空海が筆を入れたという《両界曼荼羅》
続いて、国宝《両界曼荼羅(高尾曼荼羅)》。曼荼羅とは文筆で表すのが難しい密教の宇宙世界を、図や絵を使ってわかりやすく開き示したもの。真言密教では「胎蔵界」と「金剛界」のふたつの世界が重視されており、《両界曼荼羅》ではそれぞれの世界を1幅ずつ、合計2幅で絵画化している。この《両界曼荼羅》は空海が唐から持ち帰った曼荼羅を元に制作したもの。現存最古の両界曼荼羅となり、空海が筆を入れたとも伝えられている。サイズは1幅が約4メートル×4メートル。その大きさにも圧倒される。
空海の書も見逃せない。

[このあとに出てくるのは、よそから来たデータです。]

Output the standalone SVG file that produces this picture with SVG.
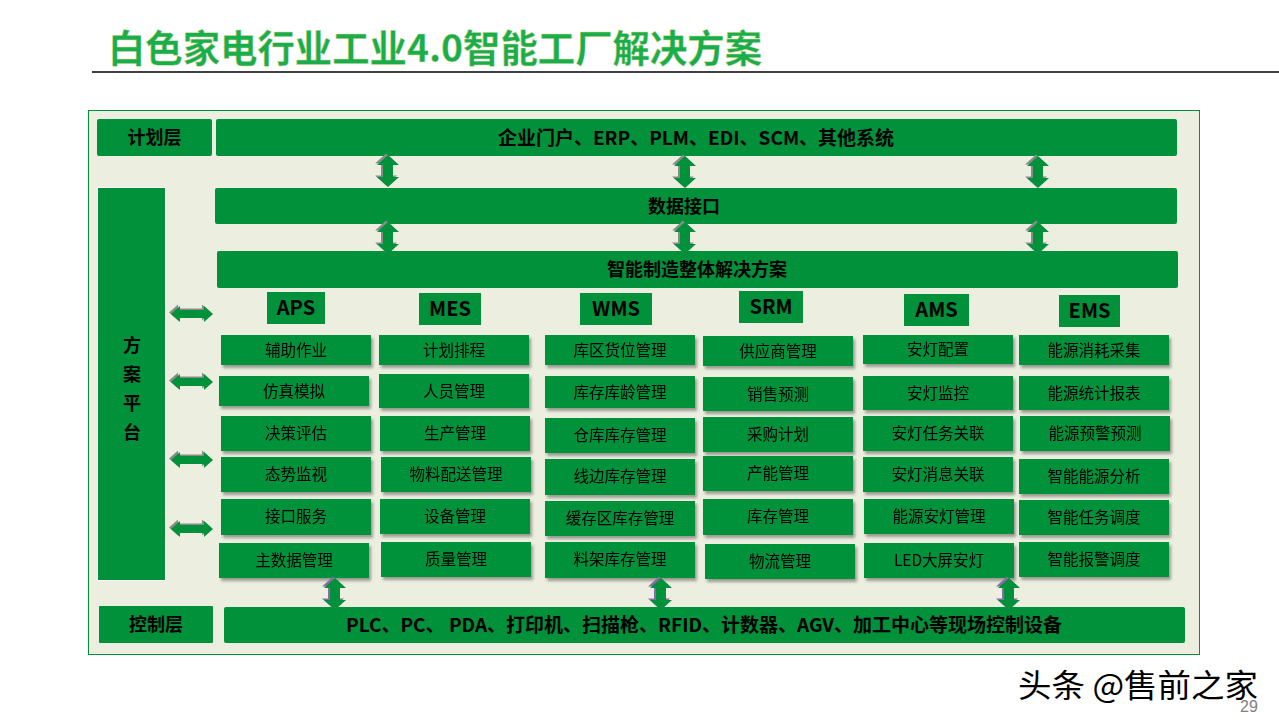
<svg xmlns="http://www.w3.org/2000/svg" width="1279" height="720" viewBox="0 0 1279 720">
<defs>
<style>
.g{fill:#00913A}
.hd{font-family:"Noto Sans CJK SC","Liberation Sans",sans-serif;font-weight:bold;font-size:18px;fill:#000;text-anchor:middle}
.bar{font-size:19px}
.it{font-family:"Noto Sans CJK SC","Liberation Sans",sans-serif;font-size:15.5px;fill:#000;text-anchor:middle}
.sys{font-family:"Noto Sans CJK SC","Liberation Sans",sans-serif;font-weight:bold;font-size:20px;fill:#000;text-anchor:middle}
</style>
<filter id="sh" x="-5%" y="-20%" width="112%" height="150%">
<feDropShadow dx="2" dy="3" stdDeviation="1.5" flood-color="#000" flood-opacity="0.35"/>
</filter>
<path id="va" d="M0,-16 L11,-6 L5,-6 L5,6 L11,6 L0,16 L-11,6 L-5,6 L-5,-6 L-11,-6 Z"/>
<path id="ha" d="M-21,0 L-12,-8 L-12,-4 L12,-4 L12,-8 L21,0 L12,8 L12,4 L-12,4 L-12,8 Z"/>
<g id="vArr"><use href="#va" x="-2" y="-1.5" fill="#8a8a8a"/><use href="#va" fill="#00913A"/></g>
<g id="vArrP"><use href="#va" x="-2" y="-1.5" fill="#8a6aa8"/><use href="#va" fill="#00913A"/></g>
<g id="hArr"><use href="#ha" x="-2" y="-1.5" fill="#8a8a8a"/><use href="#ha" fill="#00913A"/></g>
</defs>
<rect width="1279" height="720" fill="#fff"/>
<g id="title">
<text x="108" y="62" font-family="Noto Sans CJK SC, Liberation Sans, sans-serif" font-weight="bold" font-size="38" fill="#1AAE4A" stroke="#d8d89a" stroke-width="0.4" textLength="654" lengthAdjust="spacingAndGlyphs">白色家电行业工业4.0智能工厂解决方案</text>
<line x1="92" y1="72" x2="1279" y2="72" stroke="#000" stroke-width="1.5"/>
</g>
<rect id="frame" x="88.5" y="110.5" width="1111" height="544" fill="#ECEFE0" stroke="#00913A" stroke-width="1"/>

<g id="plan-layer"><rect class="g" x="97" y="119" width="115" height="37" rx="2"/><text class="hd" x="154.5" y="144">计划层</text></g>
<g id="top-systems"><rect class="g" x="216" y="119" width="961" height="37" rx="2"/><text class="hd bar" x="696" y="145">企业门户、ERP、PLM、EDI、SCM、其他系统</text></g>
<g id="data-interface"><rect class="g" x="215" y="188" width="962" height="36" rx="2"/><text class="hd" x="684" y="213">数据接口</text></g>
<g id="smart-manufacturing"><rect class="g" x="217" y="251" width="961" height="37" rx="2"/><text class="hd" x="697" y="276">智能制造整体解决方案</text></g>

<g id="solution-platform"><rect class="g" x="97.5" y="187.5" width="68" height="393" stroke="#fff" stroke-width="1"/>
<text class="hd" x="132" y="352">方</text><text class="hd" x="132" y="381">案</text><text class="hd" x="132" y="410">平</text><text class="hd" x="132" y="439">台</text></g>

<g id="headers">
<g id="aps"><rect class="g" x="267" y="292" width="58" height="32"/><text class="sys" x="296" y="315">APS</text></g>
<g id="mes"><rect class="g" x="419" y="293" width="62" height="32"/><text class="sys" x="450" y="316">MES</text></g>
<g id="wms"><rect class="g" x="580" y="293" width="72" height="32"/><text class="sys" x="616" y="316">WMS</text></g>
<g id="srm"><rect class="g" x="739" y="291" width="64" height="32"/><text class="sys" x="771" y="314">SRM</text></g>
<g id="ams"><rect class="g" x="904" y="294" width="65" height="32"/><text class="sys" x="936.5" y="317">AMS</text></g>
<g id="ems"><rect class="g" x="1059" y="295" width="61" height="32"/><text class="sys" x="1089.5" y="318">EMS</text></g>
</g>

<g id="aps-items" filter="url(#sh)">
<g id="aps-1"><rect class="g" x="221" y="335" width="150" height="30"/><text class="it" x="296" y="356">辅助作业</text></g>
<g id="aps-2"><rect class="g" x="219" y="376" width="150" height="30"/><text class="it" x="294" y="397">仿真模拟</text></g>
<g id="aps-3"><rect class="g" x="221" y="416" width="150" height="35"/><text class="it" x="296" y="439">决策评估</text></g>
<g id="aps-4"><rect class="g" x="221" y="457" width="150" height="35"/><text class="it" x="296" y="480">态势监视</text></g>
<g id="aps-5"><rect class="g" x="221" y="499" width="150" height="36"/><text class="it" x="296" y="522">接口服务</text></g>
<g id="aps-6"><rect class="g" x="219" y="543" width="150" height="35"/><text class="it" x="294" y="566">主数据管理</text></g>
</g>
<g id="mes-items" filter="url(#sh)">
<g id="mes-1"><rect class="g" x="379" y="335" width="150" height="30"/><text class="it" x="454" y="356">计划排程</text></g>
<g id="mes-2"><rect class="g" x="379" y="374" width="150" height="34"/><text class="it" x="454" y="397">人员管理</text></g>
<g id="mes-3"><rect class="g" x="380" y="416" width="150" height="35"/><text class="it" x="455" y="439">生产管理</text></g>
<g id="mes-4"><rect class="g" x="381" y="457" width="150" height="35"/><text class="it" x="456" y="480">物料配送管理</text></g>
<g id="mes-5"><rect class="g" x="380" y="499" width="150" height="35"/><text class="it" x="455" y="522">设备管理</text></g>
<g id="mes-6"><rect class="g" x="381" y="542" width="150" height="35"/><text class="it" x="456" y="565">质量管理</text></g>
</g>
<g id="wms-items" filter="url(#sh)">
<g id="wms-1"><rect class="g" x="545" y="335" width="150" height="30"/><text class="it" x="620" y="356">库区货位管理</text></g>
<g id="wms-2"><rect class="g" x="545" y="376" width="150" height="32"/><text class="it" x="620" y="398">库存库龄管理</text></g>
<g id="wms-3"><rect class="g" x="545" y="418" width="150" height="35"/><text class="it" x="620" y="441">仓库库存管理</text></g>
<g id="wms-4"><rect class="g" x="545" y="459" width="150" height="36"/><text class="it" x="620" y="482">线边库存管理</text></g>
<g id="wms-5"><rect class="g" x="545" y="501" width="150" height="35"/><text class="it" x="620" y="524">缓存区库存管理</text></g>
<g id="wms-6"><rect class="g" x="545" y="542" width="150" height="36"/><text class="it" x="620" y="565">料架库存管理</text></g>
</g>
<g id="srm-items" filter="url(#sh)">
<g id="srm-1"><rect class="g" x="703" y="336" width="150" height="30"/><text class="it" x="778" y="357">供应商管理</text></g>
<g id="srm-2"><rect class="g" x="703" y="377" width="150" height="34"/><text class="it" x="778" y="400">销售预测</text></g>
<g id="srm-3"><rect class="g" x="703" y="417" width="150" height="35"/><text class="it" x="778" y="440">采购计划</text></g>
<g id="srm-4"><rect class="g" x="703" y="456" width="150" height="35"/><text class="it" x="778" y="479">产能管理</text></g>
<g id="srm-5"><rect class="g" x="703" y="499" width="150" height="36"/><text class="it" x="778" y="522">库存管理</text></g>
<g id="srm-6"><rect class="g" x="705" y="544" width="150" height="35"/><text class="it" x="780" y="567">物流管理</text></g>
</g>
<g id="ams-items" filter="url(#sh)">
<g id="ams-1"><rect class="g" x="863" y="335" width="150" height="29"/><text class="it" x="938" y="355">安灯配置</text></g>
<g id="ams-2"><rect class="g" x="863" y="376" width="150" height="34"/><text class="it" x="938" y="399">安灯监控</text></g>
<g id="ams-3"><rect class="g" x="863" y="416" width="150" height="35"/><text class="it" x="938" y="439">安灯任务关联</text></g>
<g id="ams-4"><rect class="g" x="863" y="457" width="150" height="35"/><text class="it" x="938" y="480">安灯消息关联</text></g>
<g id="ams-5"><rect class="g" x="864" y="499" width="150" height="35"/><text class="it" x="939" y="522">能源安灯管理</text></g>
<g id="ams-6"><rect class="g" x="864" y="543" width="150" height="35"/><text class="it" x="939" y="566">LED大屏安灯</text></g>
</g>
<g id="ems-items" filter="url(#sh)">
<g id="ems-1"><rect class="g" x="1019" y="335" width="150" height="30"/><text class="it" x="1094" y="356">能源消耗采集</text></g>
<g id="ems-2"><rect class="g" x="1019" y="376" width="150" height="34"/><text class="it" x="1094" y="399">能源统计报表</text></g>
<g id="ems-3"><rect class="g" x="1020" y="416" width="150" height="35"/><text class="it" x="1095" y="439">能源预警预测</text></g>
<g id="ems-4"><rect class="g" x="1019" y="459" width="150" height="35"/><text class="it" x="1094" y="482">智能能源分析</text></g>
<g id="ems-5"><rect class="g" x="1019" y="500" width="150" height="35"/><text class="it" x="1094" y="523">智能任务调度</text></g>
<g id="ems-6"><rect class="g" x="1019" y="542" width="150" height="35"/><text class="it" x="1094" y="565">智能报警调度</text></g>
</g>

<g id="control-layer"><rect class="g" x="99" y="606" width="114" height="37" rx="1"/><text class="hd" x="156" y="631">控制层</text></g>
<g id="devices"><rect class="g" x="224" y="607" width="961" height="36" rx="2"/><text class="hd bar" x="704" y="632">PLC、PC、 PDA、打印机、扫描枪、RFID、计数器、AGV、加工中心等现场控制设备</text></g>

<g id="connectors">
<use href="#vArr" x="388" y="171"/>
<use href="#vArr" x="685" y="172"/>
<use href="#vArr" x="1038" y="172"/>
<use href="#vArr" x="388" y="238"/>
<use href="#vArr" x="685" y="238"/>
<use href="#vArr" x="1038" y="238"/>
<use href="#hArr" x="192" y="314"/>
<use href="#hArr" x="192" y="382"/>
<use href="#hArr" x="192" y="460"/>
<use href="#hArr" x="192" y="529"/>
<use href="#vArrP" x="335" y="594"/>
<use href="#vArrP" x="661" y="594"/>
<use href="#vArrP" x="1009" y="594"/>
</g>

<g id="watermark">
<text x="1018" y="697" font-family="Noto Sans CJK SC, sans-serif" font-size="32" fill="#000" stroke="#fff" stroke-width="0.8" paint-order="stroke" textLength="240" lengthAdjust="spacingAndGlyphs">头条 @售前之家</text>
<text x="1240" y="712" font-family="Liberation Sans, sans-serif" font-size="16" fill="#808080">29</text>
</g>
</svg>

「弘法にも筆の誤り」ということわざがある通り、空海(弘法大師)は古くから書の名人としても知られている。国宝《灌頂暦名》は、空海が高雄山寺で行った結縁灌頂の受法者を記した名簿。手控え用に書かれたと思われるが、書風は堂々として貫禄たっぷり。中国の二大書聖、王義之や顔真卿から学んだ様子がうかがえる。
こうした空海ゆかりの品々に加え、神護寺ならではの宝物も。最も有名なのは《伝源頼朝像》だろう。教科書でもおなじみの、「頼朝といえばこれ」といえるあの肖像画だ。等身大で描かれており、予想以上にサイズが大きいことに驚かされる。
《伝源頼朝像》の隣には《伝平重盛像》《伝藤原光能像》も公開され、通称“神護寺三像”が揃い踏み。空海ゆかりの品々に目が行きがちだが、こちらもお見逃しなく。